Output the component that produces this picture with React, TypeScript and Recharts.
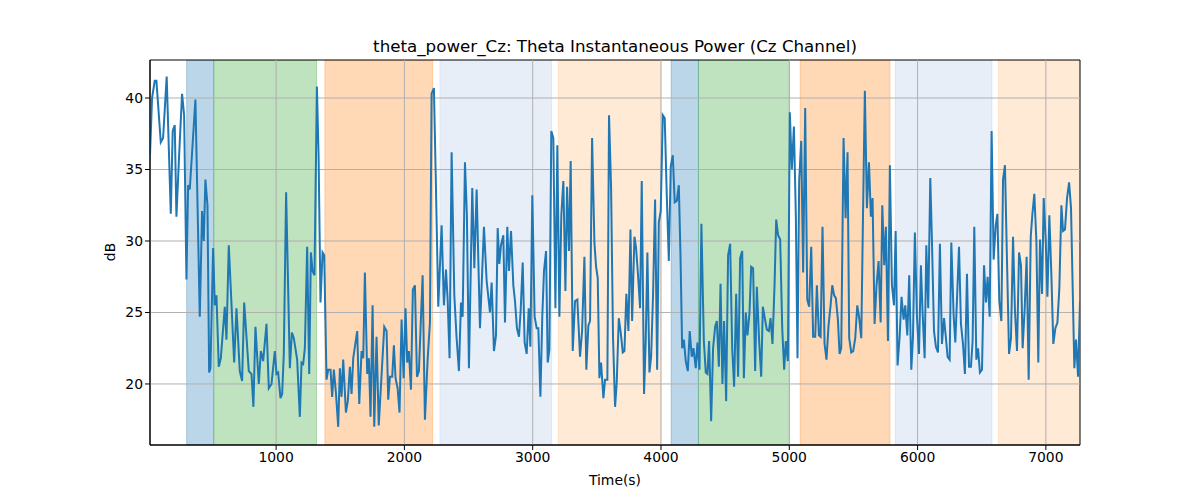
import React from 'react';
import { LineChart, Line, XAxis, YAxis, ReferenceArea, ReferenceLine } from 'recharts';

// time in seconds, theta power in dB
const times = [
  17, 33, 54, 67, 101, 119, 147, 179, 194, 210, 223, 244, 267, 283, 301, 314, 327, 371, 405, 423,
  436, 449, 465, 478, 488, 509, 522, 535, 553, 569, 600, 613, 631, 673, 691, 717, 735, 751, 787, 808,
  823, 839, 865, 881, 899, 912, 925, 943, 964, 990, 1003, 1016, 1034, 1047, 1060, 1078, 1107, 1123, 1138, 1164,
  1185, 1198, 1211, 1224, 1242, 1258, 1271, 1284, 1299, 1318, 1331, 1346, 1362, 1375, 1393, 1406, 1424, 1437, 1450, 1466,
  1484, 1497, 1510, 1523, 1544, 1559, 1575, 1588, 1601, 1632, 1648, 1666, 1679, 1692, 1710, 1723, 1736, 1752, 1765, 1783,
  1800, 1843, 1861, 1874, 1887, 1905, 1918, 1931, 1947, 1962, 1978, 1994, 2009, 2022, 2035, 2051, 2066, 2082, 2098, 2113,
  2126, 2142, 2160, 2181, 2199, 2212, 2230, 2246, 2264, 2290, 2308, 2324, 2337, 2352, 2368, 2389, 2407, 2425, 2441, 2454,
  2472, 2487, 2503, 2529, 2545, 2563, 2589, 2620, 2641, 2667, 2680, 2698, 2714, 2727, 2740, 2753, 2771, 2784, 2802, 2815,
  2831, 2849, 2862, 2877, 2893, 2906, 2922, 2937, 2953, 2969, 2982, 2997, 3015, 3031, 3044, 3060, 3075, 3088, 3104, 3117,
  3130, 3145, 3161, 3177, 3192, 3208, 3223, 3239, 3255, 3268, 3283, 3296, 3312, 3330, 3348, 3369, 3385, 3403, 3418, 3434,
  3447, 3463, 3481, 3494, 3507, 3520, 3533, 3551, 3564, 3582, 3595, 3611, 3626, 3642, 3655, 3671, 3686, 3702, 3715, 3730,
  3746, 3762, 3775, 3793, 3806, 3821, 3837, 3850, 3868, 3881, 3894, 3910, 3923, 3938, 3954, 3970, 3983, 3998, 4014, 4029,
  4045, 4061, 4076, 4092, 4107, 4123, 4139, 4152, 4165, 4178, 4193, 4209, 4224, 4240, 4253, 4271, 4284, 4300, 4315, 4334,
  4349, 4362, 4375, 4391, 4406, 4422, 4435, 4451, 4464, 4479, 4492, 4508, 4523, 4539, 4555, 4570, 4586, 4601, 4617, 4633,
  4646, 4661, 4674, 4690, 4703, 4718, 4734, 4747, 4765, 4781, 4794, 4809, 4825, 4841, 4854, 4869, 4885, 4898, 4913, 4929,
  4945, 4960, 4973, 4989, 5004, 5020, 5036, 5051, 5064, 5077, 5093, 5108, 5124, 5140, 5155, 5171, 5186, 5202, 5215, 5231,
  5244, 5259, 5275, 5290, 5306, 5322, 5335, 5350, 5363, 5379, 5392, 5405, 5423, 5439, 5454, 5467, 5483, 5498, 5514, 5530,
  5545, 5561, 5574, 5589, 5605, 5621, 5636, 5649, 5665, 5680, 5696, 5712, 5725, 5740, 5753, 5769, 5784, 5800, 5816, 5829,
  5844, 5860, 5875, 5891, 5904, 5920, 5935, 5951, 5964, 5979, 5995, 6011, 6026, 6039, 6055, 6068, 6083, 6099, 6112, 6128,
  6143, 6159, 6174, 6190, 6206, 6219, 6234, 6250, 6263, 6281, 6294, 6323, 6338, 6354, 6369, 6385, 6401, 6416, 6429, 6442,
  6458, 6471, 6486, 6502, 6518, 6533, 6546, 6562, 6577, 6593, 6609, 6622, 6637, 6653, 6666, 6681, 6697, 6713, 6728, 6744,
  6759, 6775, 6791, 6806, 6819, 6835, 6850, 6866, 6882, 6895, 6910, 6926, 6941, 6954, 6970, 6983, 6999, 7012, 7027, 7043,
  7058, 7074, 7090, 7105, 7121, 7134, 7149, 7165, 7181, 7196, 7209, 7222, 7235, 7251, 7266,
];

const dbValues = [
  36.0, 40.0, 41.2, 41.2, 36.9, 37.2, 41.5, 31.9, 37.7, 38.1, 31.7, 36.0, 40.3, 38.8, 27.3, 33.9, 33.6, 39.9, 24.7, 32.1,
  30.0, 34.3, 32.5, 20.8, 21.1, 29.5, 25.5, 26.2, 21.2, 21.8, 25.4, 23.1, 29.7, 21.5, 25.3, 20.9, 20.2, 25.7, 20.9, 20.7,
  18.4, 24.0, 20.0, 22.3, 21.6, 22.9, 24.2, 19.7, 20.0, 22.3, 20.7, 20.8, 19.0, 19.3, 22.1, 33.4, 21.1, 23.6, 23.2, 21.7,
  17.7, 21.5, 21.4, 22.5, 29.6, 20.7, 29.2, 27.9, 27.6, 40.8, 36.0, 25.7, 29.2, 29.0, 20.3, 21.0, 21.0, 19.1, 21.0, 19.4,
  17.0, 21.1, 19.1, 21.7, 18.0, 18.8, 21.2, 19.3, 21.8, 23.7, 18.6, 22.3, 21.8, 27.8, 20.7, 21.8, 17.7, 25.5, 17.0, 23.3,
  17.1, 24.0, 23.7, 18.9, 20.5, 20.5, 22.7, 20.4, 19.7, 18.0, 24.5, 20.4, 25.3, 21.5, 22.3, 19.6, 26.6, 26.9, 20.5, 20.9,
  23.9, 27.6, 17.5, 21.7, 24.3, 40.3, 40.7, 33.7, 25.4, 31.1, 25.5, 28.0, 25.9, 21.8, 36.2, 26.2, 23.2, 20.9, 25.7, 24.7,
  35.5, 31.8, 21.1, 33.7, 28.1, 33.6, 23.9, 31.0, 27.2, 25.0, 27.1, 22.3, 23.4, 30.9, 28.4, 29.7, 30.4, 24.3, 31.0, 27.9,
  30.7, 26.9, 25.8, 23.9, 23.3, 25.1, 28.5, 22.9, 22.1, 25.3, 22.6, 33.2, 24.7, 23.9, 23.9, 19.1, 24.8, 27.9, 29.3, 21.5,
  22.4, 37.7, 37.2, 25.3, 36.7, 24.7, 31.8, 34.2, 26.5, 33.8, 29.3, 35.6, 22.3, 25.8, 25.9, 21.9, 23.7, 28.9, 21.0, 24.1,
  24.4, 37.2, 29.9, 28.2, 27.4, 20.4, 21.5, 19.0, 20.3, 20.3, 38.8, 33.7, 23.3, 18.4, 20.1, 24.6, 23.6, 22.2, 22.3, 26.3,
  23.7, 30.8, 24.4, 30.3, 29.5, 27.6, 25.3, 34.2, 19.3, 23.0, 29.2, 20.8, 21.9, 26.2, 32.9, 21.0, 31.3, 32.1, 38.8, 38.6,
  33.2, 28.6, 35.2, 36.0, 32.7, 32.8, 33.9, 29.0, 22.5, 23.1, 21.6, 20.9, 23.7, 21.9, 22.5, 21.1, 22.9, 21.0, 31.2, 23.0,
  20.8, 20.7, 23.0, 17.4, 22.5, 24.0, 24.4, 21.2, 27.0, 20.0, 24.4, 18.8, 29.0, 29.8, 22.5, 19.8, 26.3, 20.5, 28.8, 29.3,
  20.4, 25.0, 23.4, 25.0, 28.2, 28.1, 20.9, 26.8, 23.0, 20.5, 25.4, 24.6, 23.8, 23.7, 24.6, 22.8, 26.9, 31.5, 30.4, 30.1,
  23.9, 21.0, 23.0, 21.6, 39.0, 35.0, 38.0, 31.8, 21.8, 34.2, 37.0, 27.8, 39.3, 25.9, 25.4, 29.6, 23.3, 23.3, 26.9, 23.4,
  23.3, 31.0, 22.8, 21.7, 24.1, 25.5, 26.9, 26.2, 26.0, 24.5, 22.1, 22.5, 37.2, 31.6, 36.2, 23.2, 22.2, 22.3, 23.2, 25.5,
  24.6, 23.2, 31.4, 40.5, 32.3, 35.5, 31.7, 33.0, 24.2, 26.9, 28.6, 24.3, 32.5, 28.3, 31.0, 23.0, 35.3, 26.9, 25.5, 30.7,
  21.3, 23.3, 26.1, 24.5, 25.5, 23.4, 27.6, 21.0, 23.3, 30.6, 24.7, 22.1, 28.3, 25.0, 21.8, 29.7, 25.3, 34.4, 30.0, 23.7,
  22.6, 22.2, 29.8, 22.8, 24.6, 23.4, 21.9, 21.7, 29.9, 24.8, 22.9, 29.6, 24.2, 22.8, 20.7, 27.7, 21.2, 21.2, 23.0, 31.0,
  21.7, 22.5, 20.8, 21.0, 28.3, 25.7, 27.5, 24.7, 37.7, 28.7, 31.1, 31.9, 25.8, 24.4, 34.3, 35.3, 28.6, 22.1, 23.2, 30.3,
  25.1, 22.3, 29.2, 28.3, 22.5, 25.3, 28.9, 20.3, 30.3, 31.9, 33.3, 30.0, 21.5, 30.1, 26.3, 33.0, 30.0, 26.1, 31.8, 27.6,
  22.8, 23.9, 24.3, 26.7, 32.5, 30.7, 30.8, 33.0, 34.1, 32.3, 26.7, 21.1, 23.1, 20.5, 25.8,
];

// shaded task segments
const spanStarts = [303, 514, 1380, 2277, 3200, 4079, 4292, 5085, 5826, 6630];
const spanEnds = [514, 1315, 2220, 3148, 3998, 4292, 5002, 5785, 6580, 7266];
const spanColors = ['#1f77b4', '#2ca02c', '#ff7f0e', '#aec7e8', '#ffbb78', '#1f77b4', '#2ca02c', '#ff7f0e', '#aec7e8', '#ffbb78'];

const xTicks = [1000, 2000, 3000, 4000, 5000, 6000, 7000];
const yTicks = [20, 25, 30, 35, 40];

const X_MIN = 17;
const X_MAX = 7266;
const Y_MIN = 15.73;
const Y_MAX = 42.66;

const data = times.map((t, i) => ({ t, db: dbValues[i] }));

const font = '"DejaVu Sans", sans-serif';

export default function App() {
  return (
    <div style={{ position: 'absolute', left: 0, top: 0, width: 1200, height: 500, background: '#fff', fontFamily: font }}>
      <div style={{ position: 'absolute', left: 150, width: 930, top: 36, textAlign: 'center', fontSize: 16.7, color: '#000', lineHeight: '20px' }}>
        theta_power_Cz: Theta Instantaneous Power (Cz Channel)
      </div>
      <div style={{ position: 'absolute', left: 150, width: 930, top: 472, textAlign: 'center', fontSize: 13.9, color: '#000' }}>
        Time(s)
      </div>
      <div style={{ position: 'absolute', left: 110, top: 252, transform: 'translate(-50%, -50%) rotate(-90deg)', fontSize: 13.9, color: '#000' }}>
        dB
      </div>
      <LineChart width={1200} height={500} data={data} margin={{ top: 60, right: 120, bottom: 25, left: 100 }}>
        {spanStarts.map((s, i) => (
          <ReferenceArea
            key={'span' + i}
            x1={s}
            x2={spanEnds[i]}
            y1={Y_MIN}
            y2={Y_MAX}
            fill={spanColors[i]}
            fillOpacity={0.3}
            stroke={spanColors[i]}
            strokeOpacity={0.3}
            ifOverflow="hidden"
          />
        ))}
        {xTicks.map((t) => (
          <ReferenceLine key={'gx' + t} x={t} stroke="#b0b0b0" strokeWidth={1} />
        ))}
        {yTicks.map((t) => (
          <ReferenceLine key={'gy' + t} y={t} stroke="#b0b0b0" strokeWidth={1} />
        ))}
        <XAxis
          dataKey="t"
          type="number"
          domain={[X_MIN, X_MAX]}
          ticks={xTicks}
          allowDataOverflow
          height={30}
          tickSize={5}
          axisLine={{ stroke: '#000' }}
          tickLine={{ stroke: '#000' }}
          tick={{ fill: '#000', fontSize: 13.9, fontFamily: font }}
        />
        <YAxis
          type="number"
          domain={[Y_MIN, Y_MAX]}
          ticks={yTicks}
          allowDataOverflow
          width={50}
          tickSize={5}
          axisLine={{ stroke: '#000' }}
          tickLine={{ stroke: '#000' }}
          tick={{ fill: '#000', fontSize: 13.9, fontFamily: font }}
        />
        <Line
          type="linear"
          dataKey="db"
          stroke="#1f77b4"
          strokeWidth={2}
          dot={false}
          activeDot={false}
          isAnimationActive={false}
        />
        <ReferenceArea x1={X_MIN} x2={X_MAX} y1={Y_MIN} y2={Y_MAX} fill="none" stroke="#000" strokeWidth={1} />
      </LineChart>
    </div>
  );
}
• • • • •
### TASK DIRECTIONS
Reproduce the material above from its first line through the line containing "YAxis, ReferenceArea, ReferenceLine", both ends included, and skip every picture.

### TASK ANSWER
Output the component that produces this picture with React, TypeScript and Recharts.
import React from 'react';
import { LineChart, Line, XAxis, YAxis, ReferenceArea, ReferenceLine } from 'recharts';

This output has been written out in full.